There’s also a provision for a minimum royalty payment of 12.5 percent of the sale of all gas produced from the lessor’s share, and these payments have to begin within six months of the product first being sold. These payments must all be documented, and if payments aren’t made within the required time frames then the landowner is entitled to to interest on those royalties at the rate of 12.5 percent.

Bonus payments are due within 60 days of signing a lease, and interest is due at a rate of 10 percent for any bonus payments not made.

Leases must clearly state the water source used in drilling operations, whether groundwater or surface water, and that use is not allowed to restrict the domestic uses of the surface owner.

All leases must be recorded within 30 days of execution, and written notice of a gas lease separating surface and mineral rights must also be provided to the lessor within 30 days. If the person leasing the mineral rights and the surface owner of the property are not the same, then the surface owner of the property must also be notified.

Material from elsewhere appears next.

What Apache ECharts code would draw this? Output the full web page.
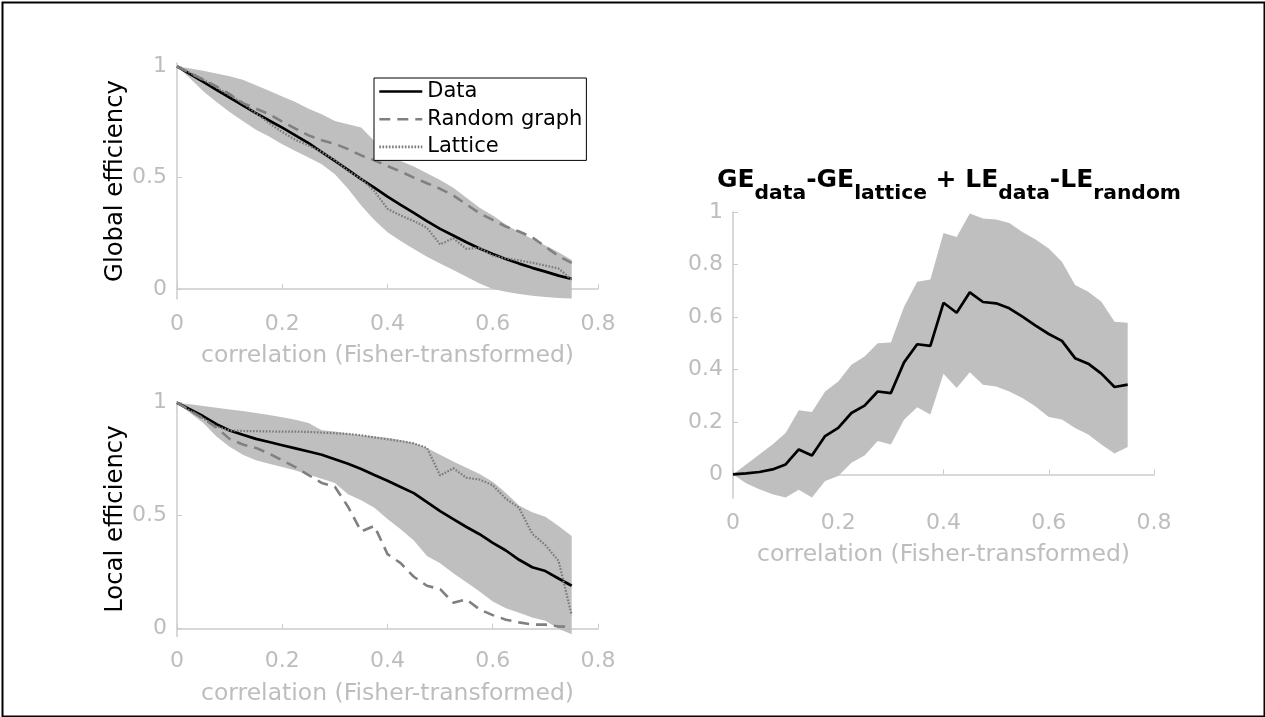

There’s also a disclosure that advises surface owners to obtain written approval from their lenders so they don’t find themselves in default on their mortgages.

The time frame for canceling a mineral rights lease in this version of the bill, however, is only three days.

Fees and Penalties
This version of the bill requires a fee of $3,000 per well drilled, and ups the fine for violating hydraulic fracturing legislation from $1,000 to $25,000 a day for each day and each violation.

It also automatically presumes liability of oil and gas developers for contamination of any water source within 5,000 feet of a wellhead, requiring compensation and a replacement water supply for any such contamination. Developers are also held liable for damage to surface, property, livestock, crops or timber, and required to make compensation for these damages.

Surface areas affected by gas industry operations have to be reclaimed, meaning cleaned up and restored as much as possible to their former condition, within two years of operations ceasing in that particular location.